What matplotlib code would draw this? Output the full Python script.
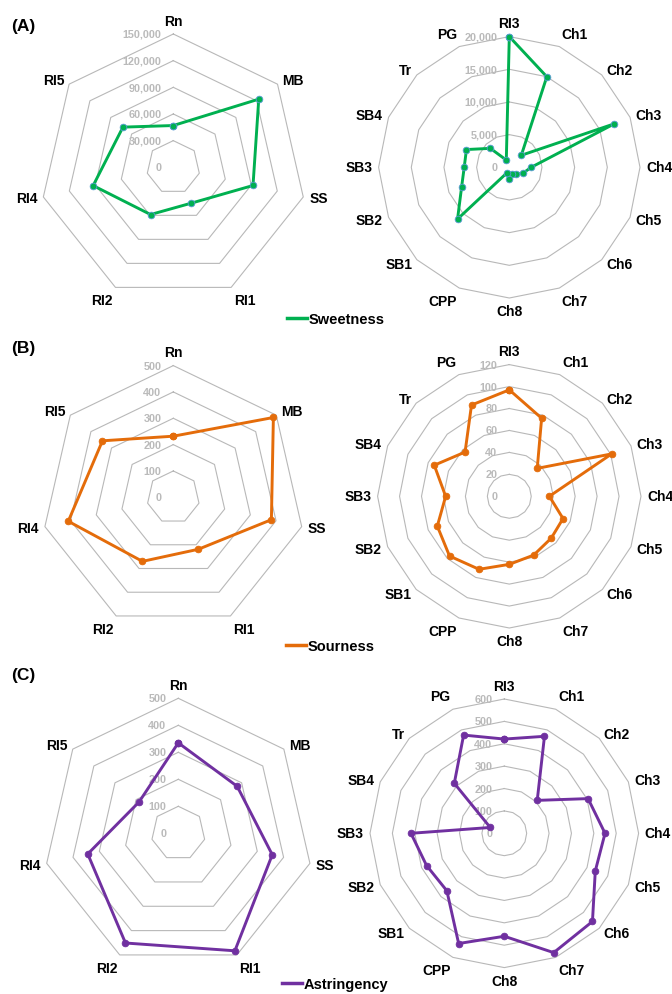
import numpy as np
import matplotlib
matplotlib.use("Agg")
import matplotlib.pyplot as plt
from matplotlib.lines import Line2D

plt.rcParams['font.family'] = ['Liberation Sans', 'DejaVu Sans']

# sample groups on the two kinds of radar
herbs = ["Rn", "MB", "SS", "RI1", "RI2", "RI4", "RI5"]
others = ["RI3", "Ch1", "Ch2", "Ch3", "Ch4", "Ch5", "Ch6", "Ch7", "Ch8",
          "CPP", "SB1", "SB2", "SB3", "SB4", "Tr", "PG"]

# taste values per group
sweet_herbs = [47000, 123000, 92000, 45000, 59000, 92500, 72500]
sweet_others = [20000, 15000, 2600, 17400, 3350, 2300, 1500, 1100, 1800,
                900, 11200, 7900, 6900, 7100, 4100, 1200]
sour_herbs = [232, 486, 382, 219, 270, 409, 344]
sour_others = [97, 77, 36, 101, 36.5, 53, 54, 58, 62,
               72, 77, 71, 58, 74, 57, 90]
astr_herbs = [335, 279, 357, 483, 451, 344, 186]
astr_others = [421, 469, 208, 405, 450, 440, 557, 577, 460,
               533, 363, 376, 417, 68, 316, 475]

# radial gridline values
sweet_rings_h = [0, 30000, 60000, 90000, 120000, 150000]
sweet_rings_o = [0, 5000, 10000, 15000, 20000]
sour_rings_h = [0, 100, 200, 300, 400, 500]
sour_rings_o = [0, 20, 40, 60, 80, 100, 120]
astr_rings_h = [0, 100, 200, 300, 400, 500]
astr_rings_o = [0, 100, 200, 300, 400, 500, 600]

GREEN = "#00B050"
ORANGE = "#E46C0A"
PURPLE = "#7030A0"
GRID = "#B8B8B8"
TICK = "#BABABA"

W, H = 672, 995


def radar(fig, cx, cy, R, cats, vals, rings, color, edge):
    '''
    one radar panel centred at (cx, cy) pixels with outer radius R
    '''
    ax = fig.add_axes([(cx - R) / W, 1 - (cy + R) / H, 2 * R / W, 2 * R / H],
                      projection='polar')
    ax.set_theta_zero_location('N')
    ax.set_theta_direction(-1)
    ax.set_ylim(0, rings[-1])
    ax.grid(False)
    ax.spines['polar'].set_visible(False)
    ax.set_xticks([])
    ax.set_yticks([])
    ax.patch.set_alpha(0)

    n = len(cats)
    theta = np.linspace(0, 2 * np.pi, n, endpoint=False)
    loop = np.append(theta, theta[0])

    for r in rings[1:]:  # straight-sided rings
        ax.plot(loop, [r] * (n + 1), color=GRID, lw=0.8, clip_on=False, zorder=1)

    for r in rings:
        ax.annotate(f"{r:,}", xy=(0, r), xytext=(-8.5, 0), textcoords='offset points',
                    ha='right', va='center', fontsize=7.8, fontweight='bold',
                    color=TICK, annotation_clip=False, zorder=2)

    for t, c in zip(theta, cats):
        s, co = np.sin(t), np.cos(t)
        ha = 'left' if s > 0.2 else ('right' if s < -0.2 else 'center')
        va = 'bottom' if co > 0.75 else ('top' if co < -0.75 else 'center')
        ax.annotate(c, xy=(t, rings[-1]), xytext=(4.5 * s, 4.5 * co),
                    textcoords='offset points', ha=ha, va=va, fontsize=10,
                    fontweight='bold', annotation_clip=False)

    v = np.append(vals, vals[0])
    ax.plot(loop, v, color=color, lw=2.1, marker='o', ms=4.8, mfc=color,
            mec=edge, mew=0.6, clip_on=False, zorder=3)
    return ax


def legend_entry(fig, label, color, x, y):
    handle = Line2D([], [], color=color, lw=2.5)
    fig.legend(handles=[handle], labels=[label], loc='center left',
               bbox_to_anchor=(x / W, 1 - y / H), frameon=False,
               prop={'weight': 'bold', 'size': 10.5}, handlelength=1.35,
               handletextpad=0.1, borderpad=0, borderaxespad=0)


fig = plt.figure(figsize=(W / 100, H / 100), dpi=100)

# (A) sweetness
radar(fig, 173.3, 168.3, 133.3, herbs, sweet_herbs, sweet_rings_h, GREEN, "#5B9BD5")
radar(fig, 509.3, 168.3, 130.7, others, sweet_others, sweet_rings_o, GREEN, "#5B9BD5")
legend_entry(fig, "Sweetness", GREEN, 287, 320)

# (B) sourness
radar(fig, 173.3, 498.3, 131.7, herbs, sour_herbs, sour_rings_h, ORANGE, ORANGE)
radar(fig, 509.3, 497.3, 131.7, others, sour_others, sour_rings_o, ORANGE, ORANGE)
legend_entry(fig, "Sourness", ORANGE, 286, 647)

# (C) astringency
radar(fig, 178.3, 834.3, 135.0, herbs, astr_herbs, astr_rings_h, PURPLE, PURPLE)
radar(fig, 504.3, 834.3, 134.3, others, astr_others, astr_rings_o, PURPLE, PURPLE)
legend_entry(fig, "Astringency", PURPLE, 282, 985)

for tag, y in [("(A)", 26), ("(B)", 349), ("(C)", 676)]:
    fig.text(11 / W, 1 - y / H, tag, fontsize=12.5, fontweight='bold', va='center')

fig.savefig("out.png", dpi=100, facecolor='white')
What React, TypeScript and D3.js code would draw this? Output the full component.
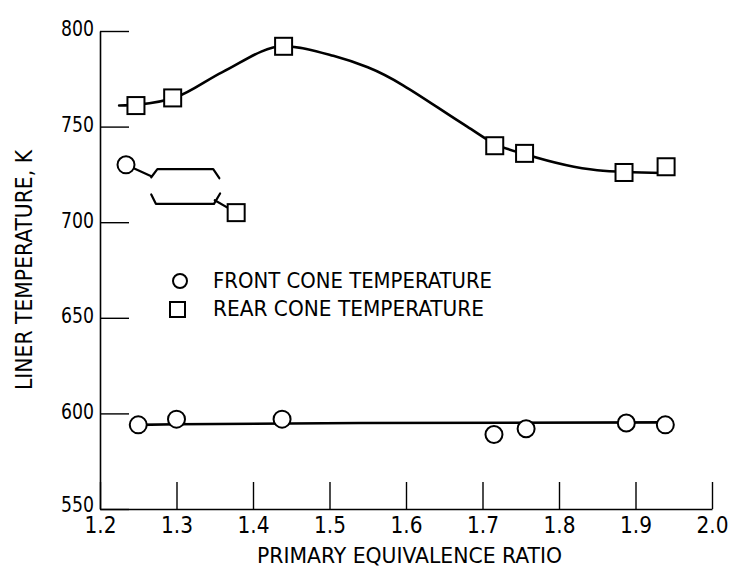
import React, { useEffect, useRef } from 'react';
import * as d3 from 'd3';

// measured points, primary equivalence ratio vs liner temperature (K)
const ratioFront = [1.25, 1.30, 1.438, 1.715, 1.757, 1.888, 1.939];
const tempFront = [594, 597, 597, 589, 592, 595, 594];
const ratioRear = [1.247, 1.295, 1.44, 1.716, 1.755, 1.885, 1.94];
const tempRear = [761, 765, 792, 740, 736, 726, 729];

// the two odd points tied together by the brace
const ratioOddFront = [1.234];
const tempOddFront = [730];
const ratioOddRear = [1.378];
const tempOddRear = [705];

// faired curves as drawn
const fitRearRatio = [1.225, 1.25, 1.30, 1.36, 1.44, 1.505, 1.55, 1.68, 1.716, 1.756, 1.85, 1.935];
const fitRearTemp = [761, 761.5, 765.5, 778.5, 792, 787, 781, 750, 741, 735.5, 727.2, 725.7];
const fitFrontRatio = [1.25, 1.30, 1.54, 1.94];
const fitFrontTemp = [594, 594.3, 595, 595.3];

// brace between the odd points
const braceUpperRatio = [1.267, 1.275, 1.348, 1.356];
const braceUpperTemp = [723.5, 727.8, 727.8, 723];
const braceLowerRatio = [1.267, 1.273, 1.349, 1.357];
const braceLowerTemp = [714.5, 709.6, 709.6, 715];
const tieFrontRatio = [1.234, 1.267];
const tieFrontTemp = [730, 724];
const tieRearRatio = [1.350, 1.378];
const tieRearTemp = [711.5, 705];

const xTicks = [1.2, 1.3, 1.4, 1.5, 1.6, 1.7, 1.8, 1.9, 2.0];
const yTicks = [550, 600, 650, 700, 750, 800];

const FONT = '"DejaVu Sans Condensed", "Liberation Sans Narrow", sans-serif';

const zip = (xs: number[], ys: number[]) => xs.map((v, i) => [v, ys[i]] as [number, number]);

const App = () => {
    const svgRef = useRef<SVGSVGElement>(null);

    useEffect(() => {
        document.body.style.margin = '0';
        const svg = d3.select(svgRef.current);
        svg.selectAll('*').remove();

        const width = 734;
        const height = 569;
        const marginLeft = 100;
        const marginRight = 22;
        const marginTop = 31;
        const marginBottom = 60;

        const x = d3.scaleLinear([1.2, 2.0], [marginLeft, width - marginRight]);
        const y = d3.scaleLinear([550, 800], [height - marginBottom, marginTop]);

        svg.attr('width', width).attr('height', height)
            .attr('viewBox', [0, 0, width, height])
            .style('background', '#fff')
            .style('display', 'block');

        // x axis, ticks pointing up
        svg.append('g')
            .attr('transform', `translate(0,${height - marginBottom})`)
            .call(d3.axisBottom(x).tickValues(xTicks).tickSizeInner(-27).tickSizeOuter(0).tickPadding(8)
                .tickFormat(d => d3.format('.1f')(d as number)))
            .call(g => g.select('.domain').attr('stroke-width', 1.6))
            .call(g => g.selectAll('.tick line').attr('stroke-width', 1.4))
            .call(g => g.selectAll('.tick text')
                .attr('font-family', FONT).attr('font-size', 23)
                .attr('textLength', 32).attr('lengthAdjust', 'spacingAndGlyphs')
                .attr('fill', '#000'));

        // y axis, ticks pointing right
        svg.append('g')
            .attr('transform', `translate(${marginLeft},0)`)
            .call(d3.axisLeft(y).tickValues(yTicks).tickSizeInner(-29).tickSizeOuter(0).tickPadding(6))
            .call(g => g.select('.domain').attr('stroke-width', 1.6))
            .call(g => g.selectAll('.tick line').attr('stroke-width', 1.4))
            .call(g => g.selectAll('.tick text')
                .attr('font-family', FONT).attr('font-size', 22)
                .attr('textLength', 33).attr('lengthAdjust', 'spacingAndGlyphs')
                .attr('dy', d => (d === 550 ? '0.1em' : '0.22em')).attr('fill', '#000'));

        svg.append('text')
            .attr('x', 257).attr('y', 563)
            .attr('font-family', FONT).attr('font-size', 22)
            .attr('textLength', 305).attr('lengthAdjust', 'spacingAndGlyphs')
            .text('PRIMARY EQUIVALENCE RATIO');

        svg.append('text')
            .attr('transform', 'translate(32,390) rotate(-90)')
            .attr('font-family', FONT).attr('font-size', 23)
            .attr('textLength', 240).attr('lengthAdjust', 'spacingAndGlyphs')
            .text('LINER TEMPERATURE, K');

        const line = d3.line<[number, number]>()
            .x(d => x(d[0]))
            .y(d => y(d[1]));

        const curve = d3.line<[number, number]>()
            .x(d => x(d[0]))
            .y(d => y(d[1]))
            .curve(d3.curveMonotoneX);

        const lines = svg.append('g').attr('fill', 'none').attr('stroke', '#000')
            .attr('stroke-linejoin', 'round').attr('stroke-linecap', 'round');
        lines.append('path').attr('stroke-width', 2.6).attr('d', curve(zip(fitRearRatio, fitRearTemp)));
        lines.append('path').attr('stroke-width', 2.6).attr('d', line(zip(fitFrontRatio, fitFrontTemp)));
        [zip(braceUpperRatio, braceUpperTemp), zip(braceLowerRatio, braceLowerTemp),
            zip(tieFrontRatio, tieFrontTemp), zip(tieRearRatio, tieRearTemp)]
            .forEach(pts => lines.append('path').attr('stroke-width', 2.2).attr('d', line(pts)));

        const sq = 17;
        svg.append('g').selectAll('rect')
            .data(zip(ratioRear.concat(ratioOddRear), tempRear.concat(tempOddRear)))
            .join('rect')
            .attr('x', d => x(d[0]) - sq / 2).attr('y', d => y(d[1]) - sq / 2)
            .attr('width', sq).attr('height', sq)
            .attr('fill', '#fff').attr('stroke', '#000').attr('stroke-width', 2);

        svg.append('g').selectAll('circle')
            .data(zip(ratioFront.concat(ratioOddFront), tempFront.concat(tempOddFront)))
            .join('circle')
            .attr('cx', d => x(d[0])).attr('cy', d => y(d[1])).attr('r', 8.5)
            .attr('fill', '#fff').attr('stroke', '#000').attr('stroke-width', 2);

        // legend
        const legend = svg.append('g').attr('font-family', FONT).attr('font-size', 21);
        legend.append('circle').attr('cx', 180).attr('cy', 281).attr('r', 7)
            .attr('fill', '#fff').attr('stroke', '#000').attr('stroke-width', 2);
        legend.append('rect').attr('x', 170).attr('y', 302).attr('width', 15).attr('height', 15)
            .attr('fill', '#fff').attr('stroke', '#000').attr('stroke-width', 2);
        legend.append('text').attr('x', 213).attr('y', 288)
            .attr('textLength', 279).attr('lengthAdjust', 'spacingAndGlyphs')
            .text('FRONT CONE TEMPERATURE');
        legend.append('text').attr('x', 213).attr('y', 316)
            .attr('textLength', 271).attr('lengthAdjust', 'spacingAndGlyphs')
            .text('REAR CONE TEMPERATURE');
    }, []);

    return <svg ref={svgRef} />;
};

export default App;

**The request**
Copy the lines above exactly, starting with the line that contains "What React, TypeScript" and ending with the line that contains "import * as d3 from 'd3';", and leave out any pictures.

**Answer below**
What React, TypeScript and D3.js code would draw this? Output the full component.
import React, { useEffect, useRef } from 'react';
import * as d3 from 'd3';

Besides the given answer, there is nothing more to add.